Return the lines where the word "seaborn" occurs.

★ ★ ★

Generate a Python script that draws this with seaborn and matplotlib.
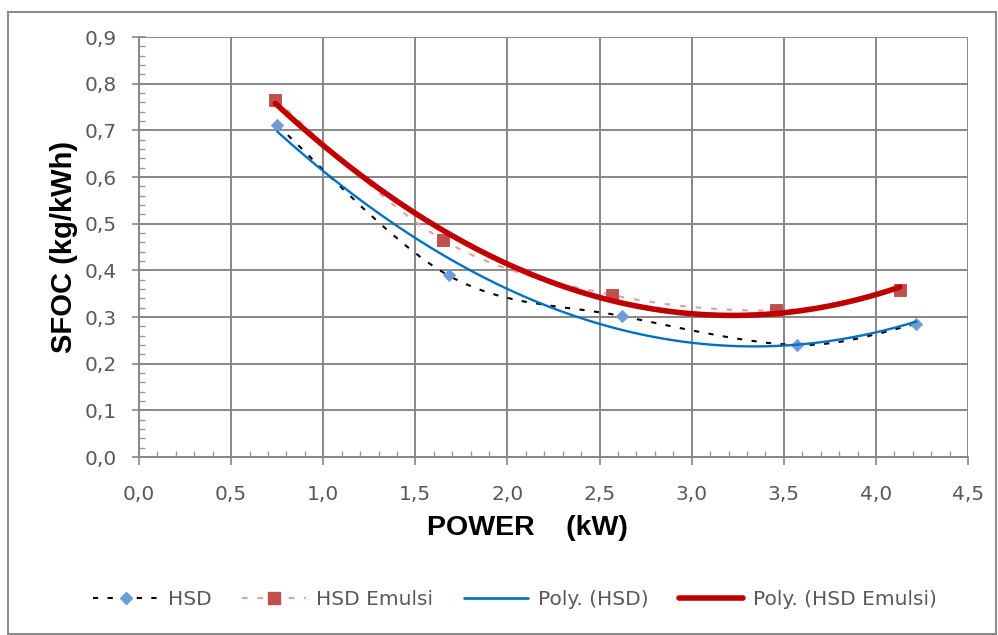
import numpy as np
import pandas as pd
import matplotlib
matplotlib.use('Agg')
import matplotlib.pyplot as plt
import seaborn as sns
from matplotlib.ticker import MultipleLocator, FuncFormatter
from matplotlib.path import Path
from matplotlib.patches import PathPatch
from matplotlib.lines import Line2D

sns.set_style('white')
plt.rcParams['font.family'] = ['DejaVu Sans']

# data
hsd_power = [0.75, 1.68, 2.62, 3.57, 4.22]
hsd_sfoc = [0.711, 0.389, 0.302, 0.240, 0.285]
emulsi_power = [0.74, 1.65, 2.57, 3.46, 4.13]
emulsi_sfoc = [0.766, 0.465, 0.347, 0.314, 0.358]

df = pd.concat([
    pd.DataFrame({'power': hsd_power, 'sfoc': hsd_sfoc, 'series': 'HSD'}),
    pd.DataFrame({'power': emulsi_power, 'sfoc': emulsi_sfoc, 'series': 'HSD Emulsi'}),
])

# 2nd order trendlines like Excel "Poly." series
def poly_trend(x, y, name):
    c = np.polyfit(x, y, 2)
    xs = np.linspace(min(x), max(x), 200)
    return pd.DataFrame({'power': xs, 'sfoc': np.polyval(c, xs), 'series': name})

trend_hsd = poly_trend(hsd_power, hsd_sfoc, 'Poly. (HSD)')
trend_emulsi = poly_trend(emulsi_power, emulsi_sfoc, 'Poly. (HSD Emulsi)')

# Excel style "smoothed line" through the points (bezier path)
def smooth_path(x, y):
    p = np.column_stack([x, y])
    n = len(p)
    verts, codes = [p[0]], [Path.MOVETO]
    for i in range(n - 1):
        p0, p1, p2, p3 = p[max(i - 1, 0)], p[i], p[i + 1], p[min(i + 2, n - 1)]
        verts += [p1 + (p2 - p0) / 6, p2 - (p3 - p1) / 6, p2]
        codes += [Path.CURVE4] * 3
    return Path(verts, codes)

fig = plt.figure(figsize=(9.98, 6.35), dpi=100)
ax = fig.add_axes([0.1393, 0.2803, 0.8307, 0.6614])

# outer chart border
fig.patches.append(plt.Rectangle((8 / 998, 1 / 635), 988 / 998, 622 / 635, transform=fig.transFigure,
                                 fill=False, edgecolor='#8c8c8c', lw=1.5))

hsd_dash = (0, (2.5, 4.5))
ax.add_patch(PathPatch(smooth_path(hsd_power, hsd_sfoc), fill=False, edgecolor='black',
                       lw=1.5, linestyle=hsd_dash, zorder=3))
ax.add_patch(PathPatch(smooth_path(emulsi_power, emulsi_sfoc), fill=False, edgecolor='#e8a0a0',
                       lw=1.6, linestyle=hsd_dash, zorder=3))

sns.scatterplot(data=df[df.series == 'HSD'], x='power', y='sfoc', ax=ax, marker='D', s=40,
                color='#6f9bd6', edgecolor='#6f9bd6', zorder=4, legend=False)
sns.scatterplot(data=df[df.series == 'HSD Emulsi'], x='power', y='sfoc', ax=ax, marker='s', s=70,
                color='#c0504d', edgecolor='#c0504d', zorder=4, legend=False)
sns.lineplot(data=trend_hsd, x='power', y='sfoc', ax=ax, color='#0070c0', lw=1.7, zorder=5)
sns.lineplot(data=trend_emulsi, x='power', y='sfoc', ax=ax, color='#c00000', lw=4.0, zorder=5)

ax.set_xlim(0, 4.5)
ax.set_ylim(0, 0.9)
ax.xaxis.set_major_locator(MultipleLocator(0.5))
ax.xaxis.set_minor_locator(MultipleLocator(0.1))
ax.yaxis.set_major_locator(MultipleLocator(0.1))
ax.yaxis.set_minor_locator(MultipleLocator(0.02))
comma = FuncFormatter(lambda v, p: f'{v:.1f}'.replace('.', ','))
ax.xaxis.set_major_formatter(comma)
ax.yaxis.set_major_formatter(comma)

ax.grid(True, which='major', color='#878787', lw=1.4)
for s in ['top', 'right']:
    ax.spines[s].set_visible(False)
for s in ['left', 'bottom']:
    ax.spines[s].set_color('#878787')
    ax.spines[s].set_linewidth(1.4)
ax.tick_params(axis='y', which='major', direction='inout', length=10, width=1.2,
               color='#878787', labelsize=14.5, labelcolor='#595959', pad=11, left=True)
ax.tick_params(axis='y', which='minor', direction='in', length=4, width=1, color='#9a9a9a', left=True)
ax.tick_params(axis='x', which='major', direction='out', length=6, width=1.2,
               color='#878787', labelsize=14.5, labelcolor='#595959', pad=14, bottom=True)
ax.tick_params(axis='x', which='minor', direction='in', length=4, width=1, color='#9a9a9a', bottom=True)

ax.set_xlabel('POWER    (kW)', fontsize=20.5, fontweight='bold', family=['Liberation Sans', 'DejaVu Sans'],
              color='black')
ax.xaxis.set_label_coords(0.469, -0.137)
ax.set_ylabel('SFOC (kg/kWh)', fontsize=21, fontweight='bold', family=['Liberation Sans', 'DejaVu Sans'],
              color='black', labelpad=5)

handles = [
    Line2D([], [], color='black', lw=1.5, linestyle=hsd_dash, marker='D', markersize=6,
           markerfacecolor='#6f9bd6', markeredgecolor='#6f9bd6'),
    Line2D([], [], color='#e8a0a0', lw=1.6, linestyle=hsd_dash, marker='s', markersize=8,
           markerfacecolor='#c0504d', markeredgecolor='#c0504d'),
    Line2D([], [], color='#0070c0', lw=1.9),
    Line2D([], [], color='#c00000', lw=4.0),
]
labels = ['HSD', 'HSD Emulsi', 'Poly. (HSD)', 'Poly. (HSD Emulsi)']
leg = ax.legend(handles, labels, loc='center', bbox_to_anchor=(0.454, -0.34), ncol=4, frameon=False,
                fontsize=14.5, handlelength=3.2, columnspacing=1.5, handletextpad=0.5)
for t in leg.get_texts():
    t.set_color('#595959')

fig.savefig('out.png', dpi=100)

★ ★ ★

Expected answer:
Generate a Python script that draws this with seaborn and matplotlib.
import seaborn as sns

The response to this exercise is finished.